Frame & Co. v. United States
This text of 143 F. 692 (Frame & Co. v. United States) is published on Counsel Stack Legal Research, covering U.S. Circuit Court for the District of Southern New York primary law. Counsel Stack provides free access to over 12 million legal documents including statutes, case law, regulations, and constitutions.
Opinion
The importation, described in the protest as spices, consists of ground pepper. The evidence shows that black peppers are decorticated by a boxlike machine, having in its center a revolving stone covered by a wire screen. The product from the machine has three parts—a coarse, broken shell, the middle portion, having a ground appearance, and a white kernel. The latter part of the pepper berry is entitled to free entry, while the finer material, though very cheap and used as an adulterant, was assessed for duty by the collector under Tariff Act July 24, 1897, c. 11, § 1, Schedule G, par. 287, 30 Stat. 173 [U. S. Comp. St. 1901, p. 1653], for “spices not specially provided for.” The importers contend that the merchandise is entitled to free entry under paragraph 667, § 2, Free List, 30 Stat. 201 [U. S. Comp. St. 1901, p. 1688], which specifies “pepper, black or white, and pimento, all the foregoing when unground,” or, in the alternative, as waste or as a nonenumerated article. In United States v. Leggett (C. C.) 124 Fed. 1015, it was held that the outer shells of pepper berries and the kernels, in fact, are pepper. We are here concerned with an intermediate covering, between the outer shell and the kernel. As said in the opinion of the board:
“The goods subject of this protest are the residuum from this continued . operation of removing the inner cuticle from the white kernel.”
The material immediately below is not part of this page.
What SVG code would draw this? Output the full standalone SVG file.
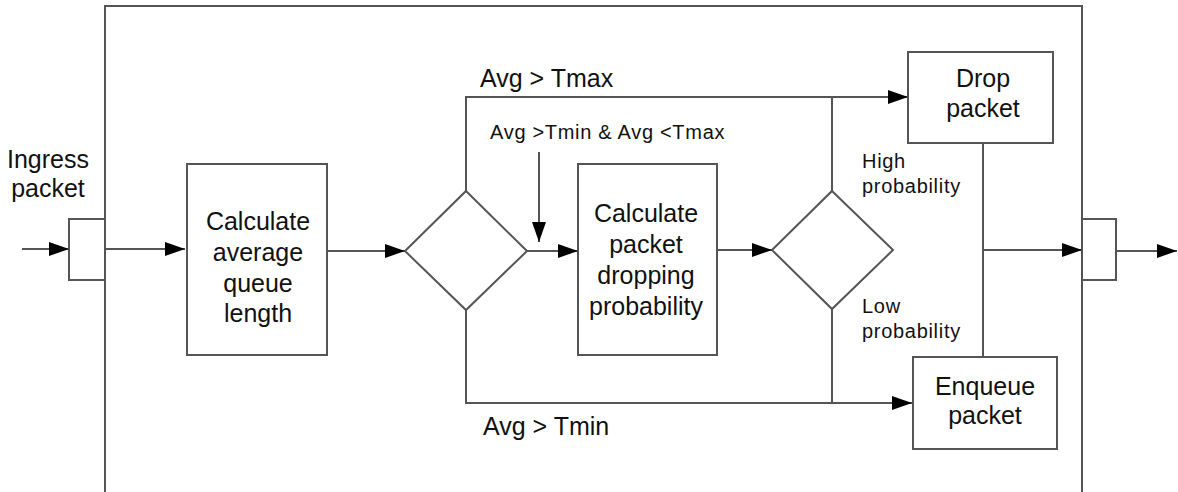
<svg xmlns="http://www.w3.org/2000/svg" width="1178" height="492" viewBox="0 0 1178 492">
<style>
.box{fill:#fff;stroke:#555;stroke-width:2}
.ln{fill:none;stroke:#555;stroke-width:2}
.t{font-family:"Liberation Sans",Arial,sans-serif;font-size:25px;fill:#111;text-anchor:middle}
.l{font-family:"Liberation Sans",Arial,sans-serif;font-size:25px;fill:#111}
.s{font-family:"Liberation Sans",Arial,sans-serif;font-size:20px;fill:#111;letter-spacing:0.7px}
</style>
<defs>
<marker id="ah" markerWidth="20" markerHeight="14" refX="20" refY="7" orient="auto" markerUnits="userSpaceOnUse">
<path d="M0,0 L20,7 L0,14 Z" fill="#000"/>
</marker>
</defs>
<rect width="1178" height="492" fill="#fff"/>
<g id="frame">
<path class="ln" d="M105,500 L105,6 L1082,6 L1082,500"/>
</g>
<g id="ingress">
<rect class="box" x="69" y="219" width="36" height="61"/>
<text class="t" x="48" y="168">Ingress</text>
<text class="t" x="48" y="197">packet</text>
</g>
<g id="egress">
<rect class="box" x="1082" y="219" width="34" height="61"/>
</g>
<g id="calc-avg">
<rect class="box" x="187" y="164" width="140" height="191"/>
<text class="t" x="258" y="230">Calculate</text>
<text class="t" x="258" y="261">average</text>
<text class="t" x="258" y="292">queue</text>
<text class="t" x="258" y="322">length</text>
</g>
<g id="decision1">
<polygon class="box" points="466,191 527,251 466,310 405,251"/>
</g>
<g id="calc-prob">
<rect class="box" x="578" y="164" width="139" height="191"/>
<text class="t" x="646" y="222">Calculate</text>
<text class="t" x="646" y="253">packet</text>
<text class="t" x="646" y="284">dropping</text>
<text class="t" x="646" y="315">probability</text>
</g>
<g id="decision2">
<polygon class="box" points="832,191 893,250 832,309 772,250"/>
</g>
<g id="drop">
<rect class="box" x="908" y="52" width="145" height="91"/>
<text class="t" x="983" y="87">Drop</text>
<text class="t" x="983" y="117">packet</text>
</g>
<g id="enqueue">
<rect class="box" x="913" y="357" width="144" height="92"/>
<text class="t" x="985" y="395">Enqueue</text>
<text class="t" x="985" y="424">packet</text>
</g>
<g id="connectors">
<path class="ln" d="M22,249 L69,249" marker-end="url(#ah)"/>
<path class="ln" d="M105,249 L185,249" marker-end="url(#ah)"/>
<path class="ln" d="M327,251 L405,251" marker-end="url(#ah)"/>
<path class="ln" d="M527,251 L578,251" marker-end="url(#ah)"/>
<path class="ln" d="M539,152 L539,242" marker-end="url(#ah)"/>
<path class="ln" d="M717,250 L772,250" marker-end="url(#ah)"/>
<path class="ln" d="M466,191 L466,97 L908,97" marker-end="url(#ah)"/>
<path class="ln" d="M832,97 L832,191"/>
<path class="ln" d="M466,310 L466,403 L912,403" marker-end="url(#ah)"/>
<path class="ln" d="M832,309 L832,403"/>
<path class="ln" d="M983,143 L983,357"/>
<path class="ln" d="M983,250 L1082,250" marker-end="url(#ah)"/>
<path class="ln" d="M1116,251 L1177,251" marker-end="url(#ah)"/>
</g>
<g id="labels">
<text class="l" x="480" y="87">Avg &gt; Tmax</text>
<text class="s" x="490" y="139">Avg &gt;Tmin &amp; Avg &lt;Tmax</text>
<text class="l" x="483" y="435">Avg &gt; Tmin</text>
<text class="s" x="862" y="168">High</text>
<text class="s" x="862" y="193">probability</text>
<text class="s" x="862" y="313">Low</text>
<text class="s" x="862" y="338">probability</text>
</g>
</svg>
Such residuum has a ground appearance; hence, the single question involved for tariff purposes is whether the article has undergone a process of grinding or not. It is unimportant, I think, whether the commodity reached its powdery state by a system of decortication or grinding. The process by which the outer shell is removed to reach the kernel is thought to be the equivalent of grinding as that term is defined in standard dictionaries. The middle portion of the berry is used, according to the evidence, without further grinding, for the purpose of mixing the same with ground pepper, and after such admixture it is sold as ground pepper. The importers contend that the article is commercially known as pepper shells, and is sold and delivered by that designation. It is undoubtedly a general rule of construction that the trade understanding should govern the determination to which an article of merchandise pertains before recourse may be had to the common designation. The evidence, however, to establish such trade understanding, must be “definite, uniform, and general, and not partial or local.” Maddock v. Magone, 152 U. S. 368, 14 Sup. Ct. 588, 38 L. Ed. 482; Nordlinger v. U. S. (C. C.) 115 Fed. 828. In this case the evidence in relation to the claimed trade understanding or designation was before the board and was evidently regarded as insufficient to establish the claim. I have examined the proof, and it does not convincingly indicate that there was a general trade designation such as claimed by the importers.
The decision of the Board of General Appraisers overruling the protest is affirmed.